[The task]
Print all entries word for word.
** start of Extracted material **
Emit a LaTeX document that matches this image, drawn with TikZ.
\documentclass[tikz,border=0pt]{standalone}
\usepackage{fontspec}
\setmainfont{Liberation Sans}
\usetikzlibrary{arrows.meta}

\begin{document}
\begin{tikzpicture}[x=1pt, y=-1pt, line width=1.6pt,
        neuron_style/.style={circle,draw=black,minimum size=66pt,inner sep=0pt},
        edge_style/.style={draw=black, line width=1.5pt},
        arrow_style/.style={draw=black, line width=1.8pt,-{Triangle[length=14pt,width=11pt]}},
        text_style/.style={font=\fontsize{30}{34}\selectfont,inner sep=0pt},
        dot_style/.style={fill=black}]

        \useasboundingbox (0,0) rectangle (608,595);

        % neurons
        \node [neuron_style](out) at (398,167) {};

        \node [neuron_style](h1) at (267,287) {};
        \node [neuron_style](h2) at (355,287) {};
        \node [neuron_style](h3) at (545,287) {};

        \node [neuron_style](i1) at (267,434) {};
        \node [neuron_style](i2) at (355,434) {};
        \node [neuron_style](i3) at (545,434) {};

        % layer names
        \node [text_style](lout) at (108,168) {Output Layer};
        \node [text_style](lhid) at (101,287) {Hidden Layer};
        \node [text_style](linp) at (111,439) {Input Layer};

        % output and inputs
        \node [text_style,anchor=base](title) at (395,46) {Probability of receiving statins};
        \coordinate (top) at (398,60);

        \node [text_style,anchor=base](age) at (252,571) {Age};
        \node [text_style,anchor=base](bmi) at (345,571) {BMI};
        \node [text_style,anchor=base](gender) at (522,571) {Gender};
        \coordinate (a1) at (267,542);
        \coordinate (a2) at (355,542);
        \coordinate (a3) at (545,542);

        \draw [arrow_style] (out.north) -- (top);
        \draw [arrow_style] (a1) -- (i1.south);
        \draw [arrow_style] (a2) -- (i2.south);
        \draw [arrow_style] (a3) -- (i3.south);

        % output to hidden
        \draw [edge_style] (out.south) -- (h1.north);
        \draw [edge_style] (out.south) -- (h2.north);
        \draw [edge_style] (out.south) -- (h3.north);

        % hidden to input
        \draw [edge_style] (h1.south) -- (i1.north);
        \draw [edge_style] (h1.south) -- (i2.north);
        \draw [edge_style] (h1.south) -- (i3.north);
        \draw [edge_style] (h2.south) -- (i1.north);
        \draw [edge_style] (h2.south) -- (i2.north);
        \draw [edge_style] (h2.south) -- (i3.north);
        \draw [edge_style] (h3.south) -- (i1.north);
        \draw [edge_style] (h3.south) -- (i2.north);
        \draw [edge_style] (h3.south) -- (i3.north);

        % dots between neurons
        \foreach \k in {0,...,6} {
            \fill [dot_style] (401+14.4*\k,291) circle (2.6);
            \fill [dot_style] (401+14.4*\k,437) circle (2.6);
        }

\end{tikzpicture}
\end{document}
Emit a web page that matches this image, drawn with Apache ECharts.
** end of Extracted material **
[Task result]
Emit a LaTeX document that matches this image, drawn with TikZ.
\documentclass[tikz,border=0pt]{standalone}
\usepackage{fontspec}
\setmainfont{Liberation Sans}
\usetikzlibrary{arrows.meta}

\begin{document}
\begin{tikzpicture}[x=1pt, y=-1pt, line width=1.6pt,
        neuron_style/.style={circle,draw=black,minimum size=66pt,inner sep=0pt},
        edge_style/.style={draw=black, line width=1.5pt},
        arrow_style/.style={draw=black, line width=1.8pt,-{Triangle[length=14pt,width=11pt]}},
        text_style/.style={font=\fontsize{30}{34}\selectfont,inner sep=0pt},
        dot_style/.style={fill=black}]

        \useasboundingbox (0,0) rectangle (608,595);

        % neurons
        \node [neuron_style](out) at (398,167) {};

        \node [neuron_style](h1) at (267,287) {};
        \node [neuron_style](h2) at (355,287) {};
        \node [neuron_style](h3) at (545,287) {};

        \node [neuron_style](i1) at (267,434) {};
        \node [neuron_style](i2) at (355,434) {};
        \node [neuron_style](i3) at (545,434) {};

        % layer names
        \node [text_style](lout) at (108,168) {Output Layer};
        \node [text_style](lhid) at (101,287) {Hidden Layer};
        \node [text_style](linp) at (111,439) {Input Layer};

        % output and inputs
        \node [text_style,anchor=base](title) at (395,46) {Probability of receiving statins};
        \coordinate (top) at (398,60);

        \node [text_style,anchor=base](age) at (252,571) {Age};
        \node [text_style,anchor=base](bmi) at (345,571) {BMI};
        \node [text_style,anchor=base](gender) at (522,571) {Gender};
        \coordinate (a1) at (267,542);
        \coordinate (a2) at (355,542);
        \coordinate (a3) at (545,542);

        \draw [arrow_style] (out.north) -- (top);
        \draw [arrow_style] (a1) -- (i1.south);
        \draw [arrow_style] (a2) -- (i2.south);
        \draw [arrow_style] (a3) -- (i3.south);

        % output to hidden
        \draw [edge_style] (out.south) -- (h1.north);
        \draw [edge_style] (out.south) -- (h2.north);
        \draw [edge_style] (out.south) -- (h3.north);

        % hidden to input
        \draw [edge_style] (h1.south) -- (i1.north);
        \draw [edge_style] (h1.south) -- (i2.north);
        \draw [edge_style] (h1.south) -- (i3.north);
        \draw [edge_style] (h2.south) -- (i1.north);
        \draw [edge_style] (h2.south) -- (i2.north);
        \draw [edge_style] (h2.south) -- (i3.north);
        \draw [edge_style] (h3.south) -- (i1.north);
        \draw [edge_style] (h3.south) -- (i2.north);
        \draw [edge_style] (h3.south) -- (i3.north);

        % dots between neurons
        \foreach \k in {0,...,6} {
            \fill [dot_style] (401+14.4*\k,291) circle (2.6);
            \fill [dot_style] (401+14.4*\k,437) circle (2.6);
        }

\end{tikzpicture}
\end{document}
Emit a web page that matches this image, drawn with Apache ECharts.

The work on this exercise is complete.